Measurement System example :

To measure the diameter of a pipe, we need a system that includes:

• Item / Part for checking
• The inspector who will check (Appraiser)
• Method to use the instruments
• Environment
• Instruments
• Standard/Drawing

As a result of the activity, we decided based on a diameter value.

How to implement a good measurement system?

1. Identify all inspection, measuring & test equipment.
2. Ascertain bias, linearity & stability.
3. Conduct a variation study.
4. Provide the validity of previous results when the measuring instrument is out of calibration.
5. Ensure handling, preservation, cleaning, maintenance & storage of all instruments.
6. Use all criteria of measurement system analysis.

Accuracy & Precision:

Accuracy:

Accuracy is how close is the measurement value is to the reference value / actual value.

Precision:

Precision is the closeness of repeated readings to each other.

Accuracy and precision are not calculated as part of MSA.

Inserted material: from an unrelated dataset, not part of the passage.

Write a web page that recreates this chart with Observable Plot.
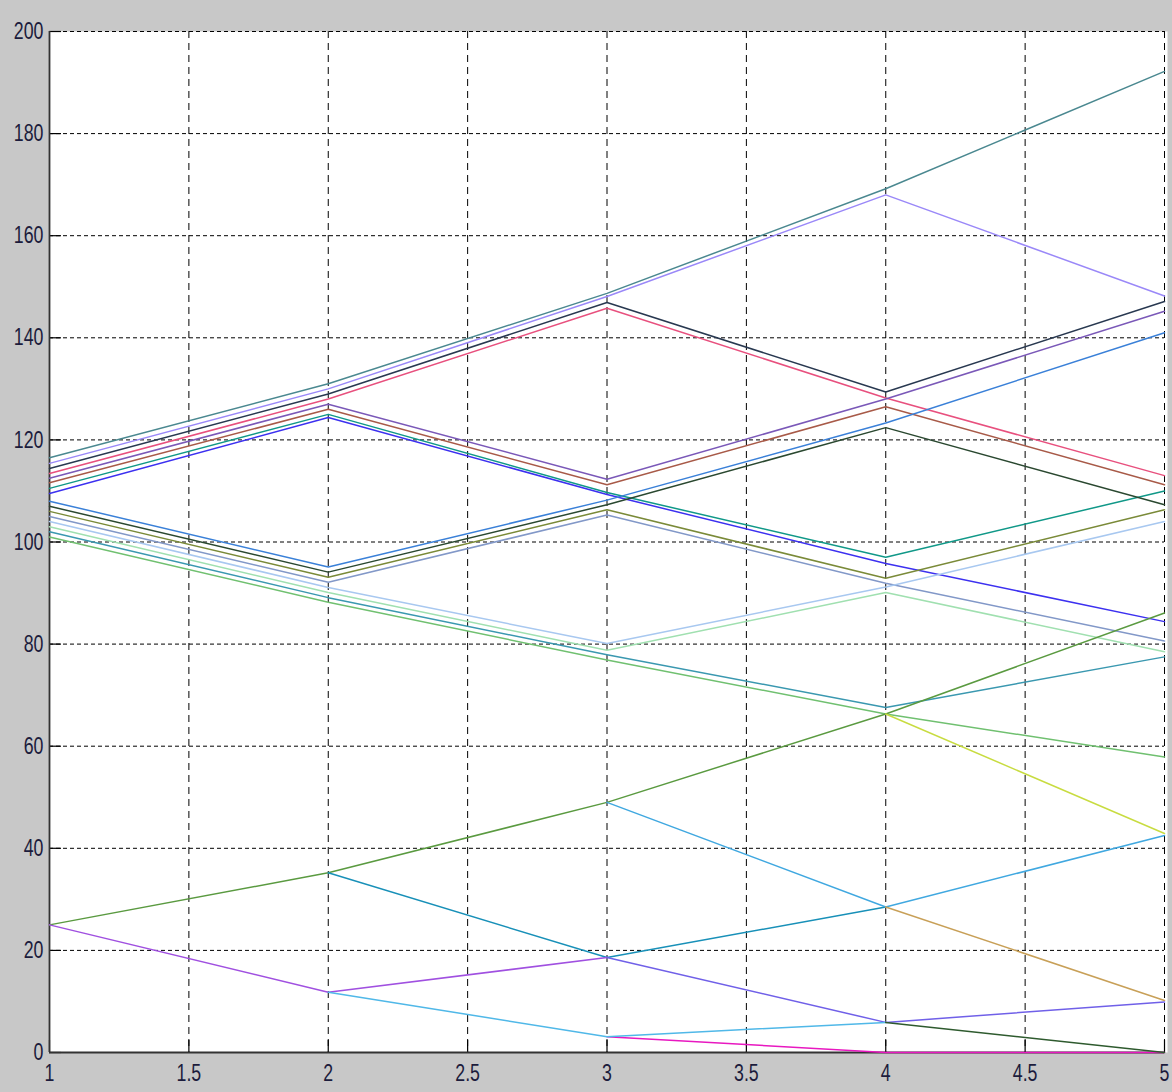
<!DOCTYPE html>
<html>
<head>
<meta charset="utf-8">
<script src="https://cdn.jsdelivr.net/npm/d3@7"></script>
<script src="https://cdn.jsdelivr.net/npm/@observablehq/plot@0.6"></script>
<style>
  html, body { margin: 0; padding: 0; background: #c8c8c8; }
  #chart svg { display: block; }
</style>
</head>
<body>
<div id="chart"></div>
<script>
// Time steps along the horizontal axis
const steps = [1, 2, 3, 4, 5];

// Tick positions and labels
const xTicks = [1, 1.5, 2, 2.5, 3, 3.5, 4, 4.5, 5];
const xTickLabels = ["1", "1.5", "2", "2.5", "3", "3.5", "4", "4.5", "5"];
const yTicks = [0, 20, 40, 60, 80, 100, 120, 140, 160, 180, 200];
const yTickLabels = ["0", "20", "40", "60", "80", "100", "120", "140", "160", "180", "200"];

// Upper tree: eight paths starting near 110-116
const upperColors = ["#4a8890", "#9a88f8", "#283850", "#e8507e", "#7a58b8", "#a85a48", "#109888", "#3c30f0"];
const upperValues = [
  [116.5, 131.0, 148.7, 169.2, 192.2],
  [115.4, 130.0, 148.1, 168.0, 148.2],
  [114.4, 129.0, 146.9, 129.4, 147.1],
  [113.4, 128.0, 145.8, 128.2, 113.0],
  [112.5, 127.0, 112.3, 128.0, 145.2],
  [111.6, 126.0, 111.2, 126.5, 111.2],
  [110.5, 125.0, 109.7, 97.0, 110.0],
  [109.5, 124.4, 109.3, 95.8, 84.4]
];

// Middle tree: eight paths starting near 101-108
const middleColors = ["#3a80d8", "#2a4830", "#7a8a38", "#8298c8", "#a8c8f0", "#a0e0b0", "#3a98b0", "#70c070"];
const middleValues = [
  [108.0, 95.1, 108.2, 123.3, 141.0],
  [107.0, 94.1, 107.3, 122.4, 107.3],
  [106.0, 93.1, 106.3, 92.9, 106.3],
  [105.0, 92.1, 105.3, 91.9, 80.6],
  [104.0, 91.1, 80.1, 91.2, 104.0],
  [103.0, 90.1, 78.8, 90.1, 78.5],
  [102.0, 89.1, 77.9, 67.6, 77.5],
  [101.0, 88.2, 76.9, 66.3, 57.9]
];

// Lower tree from 25: visible branches (null where a branch is not drawn)
const lowerColors = ["#5a9a40", "#c8dc40", "#1890b8", "#40a8e0", "#c8a058", "#a050e0", "#7060e8", "#e818c0", "#50b8e8", "#2e5a2e"];
const lowerValues = [
  [25.0, 35.2, 49.0, 66.3, 86.1],
  [null, null, null, 66.3, 42.9],
  [null, 35.2, 18.6, 28.5, null],
  [null, null, 49.0, 28.5, 42.5],
  [null, null, null, 28.5, 10.2],
  [25.0, 11.8, 18.6, null, null],
  [null, null, 18.6, 5.9, 9.9],
  [null, null, 3.1, 0.0, 0.0],
  [null, 11.8, 3.1, 5.9, null],
  [null, null, null, 5.9, 0.0]
];

const seriesColors = [...upperColors, ...middleColors, ...lowerColors];
const seriesValues = [...upperValues, ...middleValues, ...lowerValues];

// Long-format rows for each series, skipping undrawn steps
const seriesRows = seriesValues.map((vals, i) =>
  steps.map((s, j) => ({step: s, value: vals[j], color: seriesColors[i], id: i}))
       .filter(d => d.value != null)
);

const W = 1172, H = 1092;
const mL = 49, mR = 8, mT = 31, mB = 40;
const plotW = W - mL - mR, plotH = H - mT - mB;
const tickLen = 12;
const fontStack = "'Liberation Sans Narrow', 'Arial Narrow', 'Liberation Sans', Arial, sans-serif";

const chart = Plot.plot({
  width: W,
  height: H,
  marginLeft: mL,
  marginRight: mR,
  marginTop: mT,
  marginBottom: mB,
  style: {background: "#c8c8c8", fontFamily: fontStack, fontSize: "24px", color: "#1c1c3c", overflow: "visible"},
  color: {type: "identity"},
  x: {
    domain: [1, 5],
    ticks: xTicks,
    tickFormat: d => xTickLabels[xTicks.indexOf(d)],
    tickSize: 0,
    tickPadding: 11,
    label: null
  },
  y: {
    domain: [0, 200],
    ticks: yTicks,
    tickFormat: d => yTickLabels[yTicks.indexOf(d)],
    tickSize: 0,
    tickPadding: 6,
    label: null
  },
  marks: [
    Plot.frame({fill: "white", stroke: "none", insetRight: -3}),
    // dashed grid
    Plot.ruleX(xTicks.slice(1), {x: d => d, stroke: "#000", strokeWidth: 1, strokeDasharray: "7,5"}),
    Plot.ruleY(yTicks.slice(1), {y: d => d, stroke: "#000", strokeWidth: 1, strokeDasharray: "4,3"}),
    // inward solid ticks
    Plot.tickX(xTicks, {x: d => d, stroke: "#000", strokeWidth: 1.2, insetTop: plotH - tickLen}),
    Plot.tickY(yTicks, {y: d => d, stroke: "#000", strokeWidth: 1.2, insetRight: plotW - tickLen}),
    // axis lines
    Plot.ruleX([1], {x: d => d, stroke: "#333", strokeWidth: 1.8}),
    Plot.ruleY([0], {y: d => d, stroke: "#333", strokeWidth: 1.8}),
    // series
    ...seriesRows.map(rows => Plot.line(rows, {x: "step", y: "value", stroke: "color", strokeWidth: 1.5}))
  ]
});

// Narrow tick-label glyphs: squeeze each label horizontally about its anchor
d3.select(chart).selectAll("text").each(function() {
  const t = this.getAttribute("transform") || "";
  this.setAttribute("transform", (t + " scale(0.74,1)").trim());
});

document.getElementById("chart").appendChild(chart);
</script>
</body>
</html>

Number of distinct categories (NDC):

The number of distinct categories tells you how many separate groups of parts the system can distinguish.

NDC =  (Part Variation/Gage R&R) x 1.41

It is recommended that the NDC should be equal to or more than 5

Variable MSA Format:

MSA Variable study format with Graph:

Conclusion

Measurement System Analysis is a foundational quality tool that ensures confidence in measurement data used for decision-making. By understanding MSA formulas, Gage R&R calculations, K1, K2, and K3 constants, acceptance criteria, and practical examples, organizations can strengthen their quality systems and avoid costly errors.

A robust MSA not only supports ISO 9001 and IATF 16949 compliance but also improves process capability, customer satisfaction, and continuous improvement initiatives. Investing time in proper Measurement System Analysis is essential for any organization committed to data-driven quality excellence.